In reality, however web design, and most web-oriented business, is more akin to a science. Thoughtful, analytical research will drive much better results than pure artistic talent will any day.
That’s not to say that there aren’t some incredible artists in the web design community, there certainly are, and I envy them, but the ability to draw is not required for our craft.
In fact, lifting the scientific method right off the pages of your high school textbook can be a great way to apprach web design.
1) Ask a Question
The question is your client’s business goal. Why did they bring someone in to build a website for them? More sales leads? Higher sales? Increased subscription rates? Launching a new product? There’s a measurable, defined goal that your client has in mind that defines “success” for the website you’re being asked to design, and your first job is to figure out what that is.
2) Do Background Research
Your next step is your market research. Look for best practices in their industry, talk to the target audience about what they want in a site. Do your research and find out how best to meet the needs of your client.
3) Construct a Hypothesis
Your hypothesis is your best guess at the first design. It’s your gut instinct, and it’s both good and bad news.

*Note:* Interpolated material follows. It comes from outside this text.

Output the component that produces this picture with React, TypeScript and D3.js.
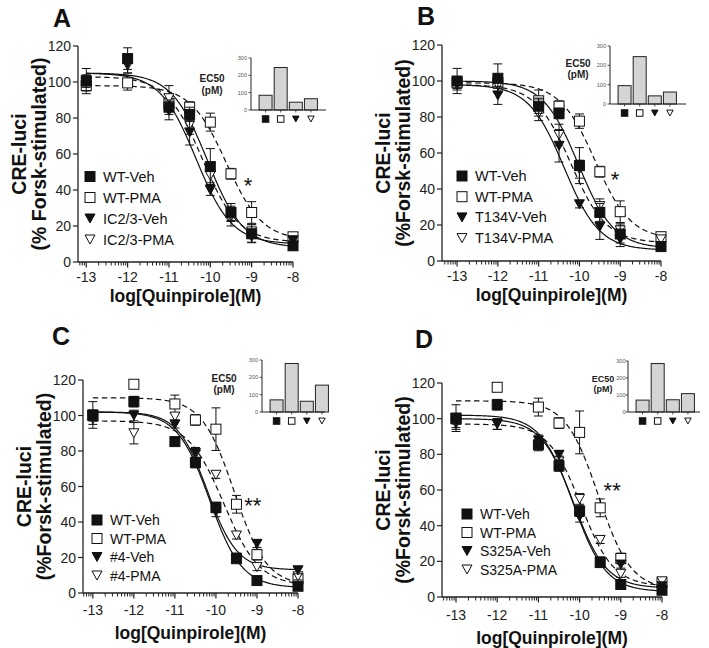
import React, { useEffect, useRef } from 'react';
import * as d3 from 'd3';

const FONT = 'Liberation Sans, Arial, Helvetica, sans-serif';

// shared x values (log molar quinpirole) and ticks
const doses = [-13, -12, -11, -10.5, -10, -9.5, -9, -8];
const xTicks = [-13, -12, -11, -10, -9, -8];
const yTicks = [0, 20, 40, 60, 80, 100, 120];
const insetTicks = [0, 100, 200, 300];
const markerTypes = ['filledSquare', 'openSquare', 'filledTri', 'openTri'];

// ---- panel A ----
const aNames = ['WT-Veh', 'WT-PMA', 'IC2/3-Veh', 'IC2/3-PMA'];
const aValues = [
  [100.5, 113, 86, 82, 53, 27.5, 15.7, 9],
  [98, 99.5, 88, 86, 77.7, 49, 27.5, 14],
  [101, 110, 84, 72, 40, 27, 14, 12],
  [100, 109, 91, 76, 48, 25, 17, 12],
];
const aErr = [
  [7, 6, 4, 4, 10, 5, 5, 2],
  [3, 4, 3, 3, 5, 3, 6, 2],
  [3, 5, 5, 7, 3, 4, 3, 2],
  [3, 4, 7, 5, 4, 5, 4, 2],
];
const aEc50 = [85, 245, 45, 65];
const aTop = [105, 98, 105, 103];
const aBottom = [8, 12, 10, 11];
const aHill = [1, 1, 1, 1];

// ---- panel B ----
const bNames = ['WT-Veh', 'WT-PMA', 'T134V-Veh', 'T134V-PMA'];
const bValues = [
  [100, 101.5, 86, 82, 53, 27, 15, 8],
  [99, 99, 89, 86, 77.7, 49.6, 27.4, 13.5],
  [99, 92, 85.5, 64, 31.5, 19, 12, 8],
  [98, 97.6, 82, 70, 51, 30.5, 17, 12],
];
const bErr = [
  [7, 8, 4, 3, 10, 5, 5, 2],
  [3, 3, 6, 3, 4, 3, 6, 2],
  [3, 5, 5, 9, 2, 7, 4, 2],
  [3, 4, 4, 6, 5, 4, 4, 2],
];
const bEc50 = [95, 245, 42, 62];
const bTop = [100, 99, 98, 98];
const bBottom = [7, 12, 6, 10];
const bHill = [1, 1, 1, 1];

// ---- panel C ----
const wtVehCD = [100.3, 107.8, 85.3, 73.5, 48.2, 19.3, 7, 3.8];
const wtVehCDErr = [7.5, 3, 2, 3, 3, 2, 1.5, 1.5];
const wtPmaCD = [100, 117.6, 106.5, 97.5, 92.3, 50, 21.6, 8];
const wtPmaCDErr = [3, 2, 5, 3, 12, 5, 3, 2];
const cNames = ['WT-Veh', 'WT-PMA', '#4-Veh', '#4-PMA'];
const cValues = [
  wtVehCD,
  wtPmaCD,
  [100, 100, 95, 79, 46, 20, 27.7, 12.8],
  [98, 90, 99.4, 78, 66.6, 32.4, 14.6, 9.4],
];
const cErr = [wtVehCDErr, wtPmaCDErr, [3, 3, 2, 3, 3, 2, 2, 2], [3, 6, 2, 3, 2, 2, 2, 2]];
const cEc50 = [70, 280, 62, 155];
const cTop = [102, 110, 102, 97];
const cBottom = [3, 4, 13, 4];
const cHill = [1.1, 1.1, 1.2, 1];

// ---- panel D ----
const dNames = ['WT-Veh', 'WT-PMA', 'S325A-Veh', 'S325A-PMA'];
const dValues = [
  wtVehCD,
  wtPmaCD,
  [98, 97, 87.8, 79.7, 45, 20, 18.2, 6],
  [97, 97, 85, 76, 55, 32, 13, 8.8],
];
const dErr = [wtVehCDErr, wtPmaCDErr, [3, 3, 3, 2.5, 3, 2, 2, 2], [3, 3, 3, 3, 3, 2, 2, 2]];
const dEc50 = [70, 285, 72, 108];
const dTop = [102, 110, 100, 97];
const dBottom = [3, 4, 5, 6];
const dHill = [1.1, 1.1, 1.1, 1.1];

// significance marks (data coordinates)
const stars = [
  { text: '*', x: -9.09, y: 45 },
  { text: '*', x: -9.13, y: 48 },
  { text: '**', x: -9.1, y: 52 },
  { text: '**', x: -9.21, y: 62 },
];

interface Series {
  name: string;
  marker: string;
  values: number[];
  err: number[];
  top: number;
  bottom: number;
  hill: number;
  ec50: number;
}

const makeSeries = (
  names: string[], values: number[][], errs: number[][], tops: number[],
  bottoms: number[], hills: number[], ec50s: number[],
): Series[] =>
  names.map((name, i) => ({
    name, marker: markerTypes[i], values: values[i], err: errs[i],
    top: tops[i], bottom: bottoms[i], hill: hills[i], ec50: ec50s[i],
  }));

const panelSeries = [
  makeSeries(aNames, aValues, aErr, aTop, aBottom, aHill, aEc50),
  makeSeries(bNames, bValues, bErr, bTop, bBottom, bHill, bEc50),
  makeSeries(cNames, cValues, cErr, cTop, cBottom, cHill, cEc50),
  makeSeries(dNames, dValues, dErr, dTop, dBottom, dHill, dEc50),
];

// layout of each panel (pixels)
const layouts = [
  { letter: 'A', letterX: 62, letterY: 27, ax0: 78, ax1: 293, xMin: -13.2, yb: 262, yt: 46, tickDy: 15, titleDy: 34,
    legX: 90, legY: 176.5, legDy: 21, legFs: 14.5, insX: 251, insY0: 110, insY1: 58, insEnd: 326,
    ecX: 212, ecY: 82, ecDy: 11.5, ecFs: 10, insTickGap: 4 },
  { letter: 'B', letterX: 426, letterY: 25, ax0: 442, ax1: 661, xMin: -13.37, yb: 261, yt: 45, tickDy: 15, titleDy: 34,
    legX: 462, legY: 176, legDy: 20.7, legFs: 14.5, insX: 610, insY0: 104, insY1: 46, insEnd: 686,
    ecX: 578, ecY: 67, ecDy: 11, ecFs: 10, insTickGap: 4 },
  { letter: 'C', letterX: 61, letterY: 345, ax0: 83, ax1: 298, xMin: -13.24, yb: 593, yt: 380, tickDy: 17, titleDy: 40,
    legX: 97, legY: 520, legDy: 18.5, legFs: 14, insX: 262, insY0: 412, insY1: 360, insEnd: 325,
    ecX: 224, ecY: 382, ecDy: 11, ecFs: 10, insTickGap: 4 },
  { letter: 'D', letterX: 424, letterY: 348, ax0: 442, ax1: 662, xMin: -13.34, yb: 597, yt: 383, tickDy: 18, titleDy: 41,
    legX: 467, legY: 514, legDy: 18.5, legFs: 14, insX: 628, insY0: 412, insY1: 361, insEnd: 700,
    ecX: 603, ecY: 382, ecDy: 10, ecFs: 9, insTickGap: 2.5 },
];

type Sel = d3.Selection<SVGGElement, unknown, null, undefined>;

function drawMarker(g: Sel, type: string, x: number, y: number, s: number) {
  const filled = type.startsWith('filled');
  const fill = filled ? '#111' : '#fff';
  if (type.endsWith('Square')) {
    g.append('rect')
      .attr('x', x - s / 2)
      .attr('y', y - s / 2)
      .attr('width', s)
      .attr('height', s)
      .attr('fill', fill)
      .attr('stroke', '#111')
      .attr('stroke-width', 1);
  } else {
    const h = s * 0.9;
    g.append('path')
      .attr('d', `M${x - s / 2},${y - h / 2}L${x + s / 2},${y - h / 2}L${x},${y + h / 2}Z`)
      .attr('fill', fill)
      .attr('stroke', '#111')
      .attr('stroke-width', 1);
  }
}

function drawPanel(root: Sel, L: typeof layouts[number], series: Series[], star: { text: string; x: number; y: number }) {
  const g = root.append('g');
  const x = d3.scaleLinear().domain([L.xMin, -8]).range([L.ax0, L.ax1]);
  const y = d3.scaleLinear().domain([0, 120]).range([L.yb, L.yt]);

  // panel letter
  g.append('text')
    .attr('x', L.letterX)
    .attr('y', L.letterY)
    .attr('text-anchor', 'middle')
    .attr('font-size', '25px')
    .attr('font-weight', 'bold')
    .attr('fill', '#111')
    .text(L.letter);

  // axes
  g.append('line')
    .attr('x1', L.ax0).attr('x2', L.ax0)
    .attr('y1', L.yb).attr('y2', L.yt)
    .attr('stroke', '#222').attr('stroke-width', 1.3);
  g.append('line')
    .attr('x1', L.ax0).attr('x2', L.ax1)
    .attr('y1', L.yb).attr('y2', L.yb)
    .attr('stroke', '#222').attr('stroke-width', 1.3);

  yTicks.forEach((t) => {
    g.append('line')
      .attr('x1', L.ax0 - 5).attr('x2', L.ax0)
      .attr('y1', y(t)).attr('y2', y(t))
      .attr('stroke', '#222').attr('stroke-width', 1.2);
    g.append('text')
      .attr('x', L.ax0 - 7)
      .attr('y', y(t) + 5)
      .attr('text-anchor', 'end')
      .attr('font-size', '14px')
      .attr('fill', '#222')
      .text(t);
  });

  // minor log ticks
  d3.range(-14, -8).forEach((dec) => {
    d3.range(2, 10).forEach((k) => {
      const v = dec + Math.log10(k);
      if (v < L.xMin || v > -8) return;
      g.append('line')
        .attr('x1', x(v)).attr('x2', x(v))
        .attr('y1', L.yb).attr('y2', L.yb + 3.5)
        .attr('stroke', '#222').attr('stroke-width', 1);
    });
  });
  xTicks.forEach((t) => {
    g.append('line')
      .attr('x1', x(t)).attr('x2', x(t))
      .attr('y1', L.yb).attr('y2', L.yb + 5.5)
      .attr('stroke', '#222').attr('stroke-width', 1.2);
    g.append('text')
      .attr('x', x(t))
      .attr('y', L.yb + L.tickDy + 5)
      .attr('text-anchor', 'middle')
      .attr('font-size', '14px')
      .attr('fill', '#222')
      .text(t);
  });

  // axis titles
  g.append('text')
    .attr('x', (L.ax0 + L.ax1) / 2)
    .attr('y', L.yb + L.titleDy + 6)
    .attr('text-anchor', 'middle')
    .attr('font-size', '17.5px')
    .attr('font-weight', 'bold')
    .attr('fill', '#111')
    .text('log[Quinpirole](M)');
  const yc = (L.yb + L.yt) / 2;
  const yTitle2 = L.letter === 'A' ? '(% Forsk-stimulated)' : '(%Forsk-stimulated)';
  [['CRE-luci', -59], [yTitle2, -39]].forEach(([txt, dx]) => {
    g.append('text')
      .attr('transform', `translate(${L.ax0 + (dx as number)},${yc}) rotate(-90)`)
      .attr('text-anchor', 'middle')
      .attr('dominant-baseline', 'central')
      .attr('font-size', '19.5px')
      .attr('font-weight', 'bold')
      .attr('fill', '#111')
      .text(txt as string);
  });

  // fitted curves
  const line = d3.line<number[]>()
    .x((d) => x(d[0]))
    .y((d) => y(d[1]));
  const xs = d3.range(-13, -8, 0.02).concat([-8]);
  series.forEach((s, i) => {
    const logEc = Math.log10(s.ec50 * 1e-12);
    const pts = xs.map((v) => [v, s.bottom + (s.top - s.bottom) / (1 + Math.pow(10, (v - logEc) * s.hill))]);
    g.append('path')
      .attr('d', line(pts)!)
      .attr('fill', 'none')
      .attr('stroke', '#111')
      .attr('stroke-width', 1.2)
      .attr('stroke-dasharray', i % 2 === 1 ? '5.5,3.5' : null);
  });

  // points with error bars
  [1, 3, 2, 0].forEach((i) => {
    const s = series[i];
    s.values.forEach((v, j) => {
      const px = x(doses[j]);
      const e = s.err[j];
      g.append('line')
        .attr('x1', px).attr('x2', px)
        .attr('y1', y(v - e)).attr('y2', y(v + e))
        .attr('stroke', '#111').attr('stroke-width', 1);
      [v - e, v + e].forEach((ev) => {
        g.append('line')
          .attr('x1', px - 4.5).attr('x2', px + 4.5)
          .attr('y1', y(ev)).attr('y2', y(ev))
          .attr('stroke', '#111').attr('stroke-width', 1);
      });
      drawMarker(g, s.marker, px, y(v), 10);
    });
  });

  // significance
  g.append('text')
    .attr('x', x(star.x))
    .attr('y', y(star.y) + 12)
    .attr('text-anchor', 'middle')
    .attr('font-size', '22px')
    .attr('fill', '#111')
    .text(star.text);

  // legend
  series.forEach((s, i) => {
    const ly = L.legY + i * L.legDy;
    drawMarker(g, s.marker, L.legX, ly, 10);
    g.append('text')
      .attr('x', L.legX + 13)
      .attr('y', ly + 5)
      .attr('font-size', `${L.legFs}px`)
      .attr('fill', '#111')
      .text(s.name);
  });

  // EC50 inset
  const iy = d3.scaleLinear().domain([0, 300]).range([L.insY0, L.insY1]);
  const ib = d3.scaleBand<string>()
    .domain(series.map((s) => s.name))
    .range([L.insX + 5.5, L.insX + 69])
    .paddingInner(0.14)
    .paddingOuter(0.17);
  const ig = g.append('g');
  series.forEach((s) => {
    ig.append('rect')
      .attr('x', ib(s.name)!)
      .attr('y', iy(s.ec50))
      .attr('width', ib.bandwidth())
      .attr('height', iy(0) - iy(s.ec50))
      .attr('fill', '#d4d4d4')
      .attr('stroke', '#222')
      .attr('stroke-width', 1);
    const cx = ib(s.name)! + ib.bandwidth() / 2;
    ig.append('line')
      .attr('x1', cx).attr('x2', cx)
      .attr('y1', L.insY0).attr('y2', L.insY0 + 2.5)
      .attr('stroke', '#222').attr('stroke-width', 0.8);
    drawMarker(ig, s.marker, cx, L.insY0 + 9, 6.5);
  });
  ig.append('line')
    .attr('x1', L.insX).attr('x2', L.insX)
    .attr('y1', L.insY0).attr('y2', L.insY1)
    .attr('stroke', '#222').attr('stroke-width', 1);
  ig.append('line')
    .attr('x1', L.insX).attr('x2', L.insEnd)
    .attr('y1', L.insY0).attr('y2', L.insY0)
    .attr('stroke', '#222').attr('stroke-width', 1);
  insetTicks.forEach((t) => {
    ig.append('line')
      .attr('x1', L.insX - 2.5).attr('x2', L.insX)
      .attr('y1', iy(t)).attr('y2', iy(t))
      .attr('stroke', '#222').attr('stroke-width', 0.8);
    ig.append('text')
      .attr('x', L.insX - L.insTickGap)
      .attr('y', iy(t) + 2)
      .attr('text-anchor', 'end')
      .attr('font-size', '5.5px')
      .attr('fill', '#555')
      .text(t);
  });
  ['EC50', '(pM)'].forEach((txt, k) => {
    ig.append('text')
      .attr('x', L.ecX)
      .attr('y', L.ecY + k * L.ecDy)
      .attr('text-anchor', 'middle')
      .attr('font-size', `${L.ecFs}px`)
      .attr('font-weight', 'bold')
      .attr('fill', '#222')
      .text(txt);
  });
}

const App: React.FC = () => {
  const svgRef = useRef<SVGSVGElement>(null);

  useEffect(() => {
    if (!svgRef.current) return;
    const svg = d3.select(svgRef.current);
    svg.selectAll('*').remove();
    svg.append('rect').attr('width', 709).attr('height', 648).attr('fill', '#fff');
    const root = svg.append('g').attr('font-family', FONT) as unknown as Sel;
    layouts.forEach((L, i) => drawPanel(root, L, panelSeries[i], stars[i]));
  }, []);

  return (
    <svg
      ref={svgRef}
      width={709}
      height={648}
      style={{ position: 'absolute', left: 0, top: 0, display: 'block' }}
    />
  );
};

export default App;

- For novice web designers, your gut is usually wrong, but you code it as-is anyway.
- For experienced web designers, your gut is usually close to the mark, but you test it to get it right.
- For veteran web designers, your gut is almost always correct – and you test anyway.

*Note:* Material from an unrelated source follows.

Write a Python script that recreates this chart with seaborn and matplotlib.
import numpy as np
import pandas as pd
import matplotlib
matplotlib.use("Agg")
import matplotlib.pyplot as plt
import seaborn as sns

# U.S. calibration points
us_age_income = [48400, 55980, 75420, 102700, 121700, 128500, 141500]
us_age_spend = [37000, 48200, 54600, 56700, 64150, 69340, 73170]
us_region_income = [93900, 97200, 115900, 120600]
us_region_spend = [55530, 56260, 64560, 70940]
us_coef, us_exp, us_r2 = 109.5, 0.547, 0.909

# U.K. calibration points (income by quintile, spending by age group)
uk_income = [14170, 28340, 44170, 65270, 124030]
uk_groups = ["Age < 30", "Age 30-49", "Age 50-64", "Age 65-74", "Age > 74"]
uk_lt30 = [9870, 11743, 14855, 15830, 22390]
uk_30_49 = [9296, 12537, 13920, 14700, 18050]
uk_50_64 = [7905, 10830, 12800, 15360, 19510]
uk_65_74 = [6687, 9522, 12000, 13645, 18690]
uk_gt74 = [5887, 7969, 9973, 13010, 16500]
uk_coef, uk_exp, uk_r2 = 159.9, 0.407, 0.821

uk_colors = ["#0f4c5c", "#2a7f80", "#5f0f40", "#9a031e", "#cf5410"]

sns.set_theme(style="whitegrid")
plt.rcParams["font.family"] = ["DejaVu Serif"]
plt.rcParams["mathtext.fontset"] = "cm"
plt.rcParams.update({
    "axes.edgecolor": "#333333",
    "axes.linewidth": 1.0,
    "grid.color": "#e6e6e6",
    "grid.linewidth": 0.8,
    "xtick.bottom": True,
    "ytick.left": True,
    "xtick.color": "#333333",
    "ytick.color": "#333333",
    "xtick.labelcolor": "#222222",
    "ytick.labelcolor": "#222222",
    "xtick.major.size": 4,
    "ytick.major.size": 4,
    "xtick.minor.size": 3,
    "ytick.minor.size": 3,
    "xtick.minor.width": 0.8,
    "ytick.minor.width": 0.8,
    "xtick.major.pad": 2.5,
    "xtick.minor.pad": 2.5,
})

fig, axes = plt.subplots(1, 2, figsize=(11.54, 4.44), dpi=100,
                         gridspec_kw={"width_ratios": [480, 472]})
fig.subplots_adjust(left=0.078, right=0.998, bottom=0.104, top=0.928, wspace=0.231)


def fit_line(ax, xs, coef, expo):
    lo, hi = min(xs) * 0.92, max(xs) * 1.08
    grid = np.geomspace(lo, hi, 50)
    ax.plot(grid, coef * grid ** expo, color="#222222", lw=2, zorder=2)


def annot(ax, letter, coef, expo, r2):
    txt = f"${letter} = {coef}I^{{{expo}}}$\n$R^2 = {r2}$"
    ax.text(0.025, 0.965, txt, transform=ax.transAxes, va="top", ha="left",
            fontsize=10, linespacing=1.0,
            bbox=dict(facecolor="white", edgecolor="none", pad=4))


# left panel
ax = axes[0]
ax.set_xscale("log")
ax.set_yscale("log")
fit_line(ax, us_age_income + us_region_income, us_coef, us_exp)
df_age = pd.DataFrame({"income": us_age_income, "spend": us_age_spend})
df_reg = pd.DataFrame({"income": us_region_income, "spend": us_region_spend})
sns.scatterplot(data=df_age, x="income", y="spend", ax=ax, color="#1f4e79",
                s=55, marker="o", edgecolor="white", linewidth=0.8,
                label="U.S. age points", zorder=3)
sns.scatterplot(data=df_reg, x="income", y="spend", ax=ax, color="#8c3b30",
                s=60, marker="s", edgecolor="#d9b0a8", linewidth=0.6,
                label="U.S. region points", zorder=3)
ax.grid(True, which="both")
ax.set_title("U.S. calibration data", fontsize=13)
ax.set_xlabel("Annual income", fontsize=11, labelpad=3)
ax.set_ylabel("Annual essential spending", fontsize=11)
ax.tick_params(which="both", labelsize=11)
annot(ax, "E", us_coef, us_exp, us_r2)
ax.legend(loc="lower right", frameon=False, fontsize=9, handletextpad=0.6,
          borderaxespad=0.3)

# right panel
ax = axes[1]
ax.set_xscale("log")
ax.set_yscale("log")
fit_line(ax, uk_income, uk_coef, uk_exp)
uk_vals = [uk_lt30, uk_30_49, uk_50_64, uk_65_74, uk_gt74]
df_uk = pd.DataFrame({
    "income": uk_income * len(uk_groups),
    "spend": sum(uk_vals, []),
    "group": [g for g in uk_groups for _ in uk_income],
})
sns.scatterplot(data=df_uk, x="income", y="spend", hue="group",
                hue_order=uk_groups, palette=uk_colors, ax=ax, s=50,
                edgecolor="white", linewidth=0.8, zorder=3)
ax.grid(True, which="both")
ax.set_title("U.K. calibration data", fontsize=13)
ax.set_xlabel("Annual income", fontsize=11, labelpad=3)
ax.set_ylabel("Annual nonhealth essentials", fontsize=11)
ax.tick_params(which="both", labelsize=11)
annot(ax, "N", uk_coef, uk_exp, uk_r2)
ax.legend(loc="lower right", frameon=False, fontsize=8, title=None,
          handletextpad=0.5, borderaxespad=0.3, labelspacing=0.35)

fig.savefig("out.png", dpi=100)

Don’t ignore your gut instinct. Gut instinct is your subconscious mind building connections and patterns of the various data points you’ve experienced so far on the web.
But like anything else, don’t rely solely on gut instinct. Good science is based on multiple points of documented evidence. The more you design, and the more experience you get in the field, the better your gut instinct will be.
4 and 5) Test -> Analyze -> Repeat
This is the heart of good web design. Here, you test your hypothesis against the problem from step 1.
Your tools for this are mockups and user testing. Do some wireframes. Put them in front of people that resemble your target audience, and carefully watch their reactions.
The question you’re trying to test isn’t “do they like the design?”. The question is “do they meet the goal criteria set out by the client?”.
Are they clicking the “Buy Now” button? Are they successfully getting through the shopping cart? Are they quickly finding the information they want? Are they successfully entering the contest?
Whatever that call to action was – the goal your client’s trying to achieve, that’s what your design has to accomplish.
Iterate. Build on your idea based on the feedback you receive.
While your first idea won’t always be right, it doesn’t mean that you’re a failure as a web designer. The standard by which good web designers are measured is results. Are you solving the problem your client gave you? If so, move on to step 6; if not, try again!
If it takes you five tries to get a design that works, that’s a success. You meet the goals laid out in Step 1, and your client is happy.
If you sell a client the first thing you think of and it doesn’t work, your client won’t be coming back.
6) Publish your Results
Once you’ve got a working design, build it. This part you should be familiar with.
Conclusion
Web Design is a beautiful science. You start with an idea, and create something beautiful as an outcome. A little bit of science can go a long way towards making that beautiful thing more successful.